Não obstante o texto traga uma nota de alerta:
“Essa
transição se iniciou com a instituição do colonato à época do escravismo
romano”.
Porém,
não consideramos o bastante para elucidar a possível confusão gerada pelo
título do capítulo e por outros trechos, tais como:
“Esse
processo de formação do feudalismo foi constituído pela transição de uma
sociedade baseada na mão-de-obra escrava – o Império Romano – para uma baseada
nas relações servis de produção.”
Em
nosso entendimento, será necessária a intervenção do professor que ministra a
aula para esclarecer a ocorrência da generalização na apresentação da narrativa
textual.
Uma
outra questão que, em regra, fica confusa na maioria dos textos escolares é a
diferenciação das relação que ocorrem entre senhor e servo daquelas ocorridas
entre suserano e vassalo. A priori, dá-se a entender que a relação entre suserano
e vassalo também está no plano das relações entre senhor e servo. O estudante
imagina que todo camponês passou pela cerimônia que homologa a relação pessoal
e de fidelidade. Embora o servo também esteja ligado pessoalmente ao senhor do
feudo, esta adesão ocorre de forma vertical, diferente da relação entre
suserano e vassalo que se dá entre iguais, ou horizontal.
Porém,
a obra ora em análise traz esta ressalva de forma eficaz para elidir qualquer
dúvida:
“É
importante considerar que, embora as relações sociais estivessem alicerçadas
num forte esquema de dependência pessoal, existia uma grande diferença entre os
vínculos estabelecidos entre um suserano e um vassalo – livremente aceitos
entre as partes e firmados entre pessoas do mesmo nível social – e aquele
estabelecido entre os senhores e os servos – uma dependência imposta e entre
pessoas de níveis sociais diferentes”.
Mister
se faz ressaltar a inclusão, no texto, da nominada teoria das 3 ordens, onde
permaneciam inclusos senhores e servos além do clero, conforme destacamos
abaixo:
“É
importante ressaltar que a sociedade das 3 ordens era expressão de uma
estrutura social que se pretendia sagrada, imutável e eterna, uma vez que
correspondia à vontade de Deus, pelo menos na óptica dos clérigos, para os quais
qualquer transformação social deveria ser evitada. Tratava-se, portanto, de um
esquema clerical que, no fundo, pretendia sujeitar todos – inclusive a nobreza
guerreira – à instituição mais bem organizada da época feudal: a Igreja.
No
entanto, a partir da baixa idade média esse esquema baseado numa tripartição
funcional tendeu a alterar-se e caminhou para seu esgotamento”.
O
trecho assinalado acima também parece sugerir a teoria ou modelo de Spengler,
no sentido de apontar para os fatos não como uma transformação, mas como um
organismo que nasce, amadurece e morre num determinado ciclo de tempo.
Devemos
salientar, ainda que, o texto não faz menção às especificidades que o regime
feudal apresentava em diversos espaços
da Europa, como as diferenças que haviam nos modelos francês, inglês e ibérico.
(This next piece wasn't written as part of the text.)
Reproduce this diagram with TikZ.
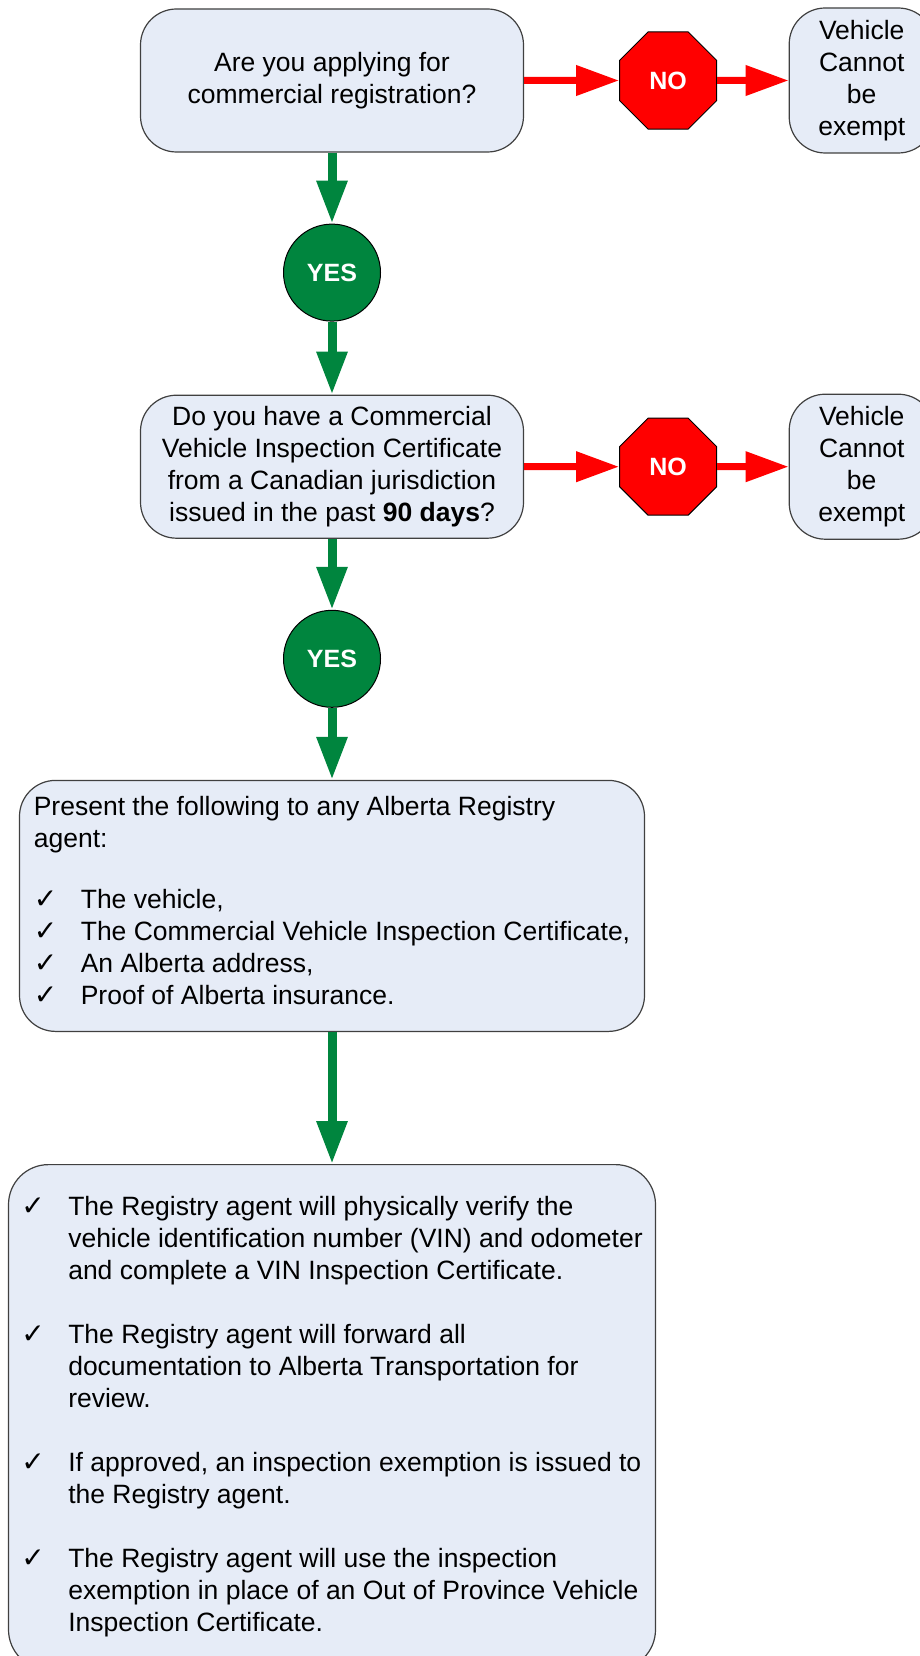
\documentclass[tikz,border=0pt]{standalone}
\usepackage{fontspec}
\setmainfont{Liberation Sans}
\newfontfamily\chkfont{DejaVu Sans}
\usetikzlibrary{arrows.meta,positioning,shapes.geometric}
\definecolor{boxfill}{RGB}{230,236,247}
\definecolor{boxline}{RGB}{64,64,64}
\definecolor{yesgreen}{RGB}{0,133,62}
\definecolor{nored}{RGB}{255,0,0}
\newcommand{\chk}{\makebox[47pt][l]{\chkfont\fontsize{28}{32}\selectfont ✓}}
\newcommand{\ind}{\hspace*{47pt}}

\begin{document}
\begin{tikzpicture}[x=1pt,y=-1pt,
  qbox/.style={draw=boxline,line width=1.2pt,fill=boxfill,rounded corners=36pt,align=center,inner sep=0pt,font=\fontsize{26.5}{32}\selectfont},
  yesnode/.style={circle,draw=black,line width=1pt,fill=yesgreen,minimum size=97pt,inner sep=0pt,text=white,font=\fontsize{25}{30}\selectfont\bfseries},
  nonode/.style={regular polygon,regular polygon sides=8,draw=black,line width=1pt,fill=nored,minimum size=105pt,inner sep=0pt,text=white,font=\fontsize{25}{30}\selectfont\bfseries},
  yesarrow/.style={yesgreen,line width=9pt,-{Triangle[length=43pt,width=29pt]}},
  noarrow/.style={nored,line width=7pt,-{Triangle[length=43pt,width=29pt]}}]
  \useasboundingbox (0,0) rectangle (920,1656);
  % first question
  \node[qbox,minimum width=383pt,minimum height=143pt] (comm) at (332,80.5) {Are you applying for\\commercial registration?};
  \node[nonode,right=95pt of comm] (no1) {NO};
  \node[qbox,minimum width=145pt,minimum height=145pt,right=71.5pt of no1] (exempt1) {Vehicle\\Cannot\\be\\exempt};
  \node[yesnode,below=71pt of comm] (yes1) {YES};
  % second question
  \node[qbox,minimum width=383pt,minimum height=143pt,below=73pt of yes1] (cert) {Do you have a Commercial\\Vehicle Inspection Certificate\\from a Canadian jurisdiction\\issued in the past \textbf{90 days}?};
  \node[nonode,right=95pt of cert] (no2) {NO};
  \node[qbox,minimum width=145pt,minimum height=145pt,right=71.5pt of no2] (exempt2) {Vehicle\\Cannot\\be\\exempt};
  \node[yesnode,below=71pt of cert] (yes2) {YES};
  % what to bring
  \node[qbox,minimum width=625pt,minimum height=251pt,align=left,inner xsep=12pt,below=72pt of yes2] (present) {Present the following to any Alberta Registry\\agent:\\[29pt]
    \chk The vehicle,\\
    \chk The Commercial Vehicle Inspection Certificate,\\
    \chk An Alberta address,\\
    \chk Proof of Alberta insurance.\rule[-11pt]{0pt}{11pt}};
  \node[qbox,minimum width=647pt,minimum height=505pt,align=left,inner xsep=10pt,rounded corners=40pt,below=132pt of present] (steps) {\chk The Registry agent will physically verify the\\
    \ind vehicle identification number (VIN) and odometer\\
    \ind and complete a VIN Inspection Certificate.\\[32pt]
    \chk The Registry agent will forward all\\
    \ind documentation to Alberta Transportation for\\
    \ind review.\\[32pt]
    \chk If approved, an inspection exemption is issued to\\
    \ind the Registry agent.\\[32pt]
    \chk The Registry agent will use the inspection\\
    \ind exemption in place of an Out of Province Vehicle\\
    \ind Inspection Certificate.};
  % connectors
  \draw[noarrow] (comm) -- (no1);
  \draw[noarrow] (no1) -- (exempt1);
  \draw[noarrow] (cert) -- (no2);
  \draw[noarrow] (no2) -- (exempt2);
  \draw[yesarrow] (comm) -- (yes1);
  \draw[yesarrow] (yes1) -- (cert);
  \draw[yesarrow] (cert) -- (yes2);
  \draw[yesarrow] (yes2) -- (present);
  \draw[yesarrow] (present) -- (steps);
\end{tikzpicture}
\end{document}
Parece que o texto trata genericamente do modelo francês.
Por
outro lado, o autor traz menção e trechos de autores medievalistas consagrados
pela moderna historiografia, tais como: hilário Franco Jr, Régine Pernoud,
Jacques Le Goff, entre outros.
Concluindo,
apesar de algumas críticas acima efetuadas, a obra parece satisfatória, dando
uma extensa abordagem a este período que
cada vez vem recebendo menos espaço de estudo no ambiente escolar.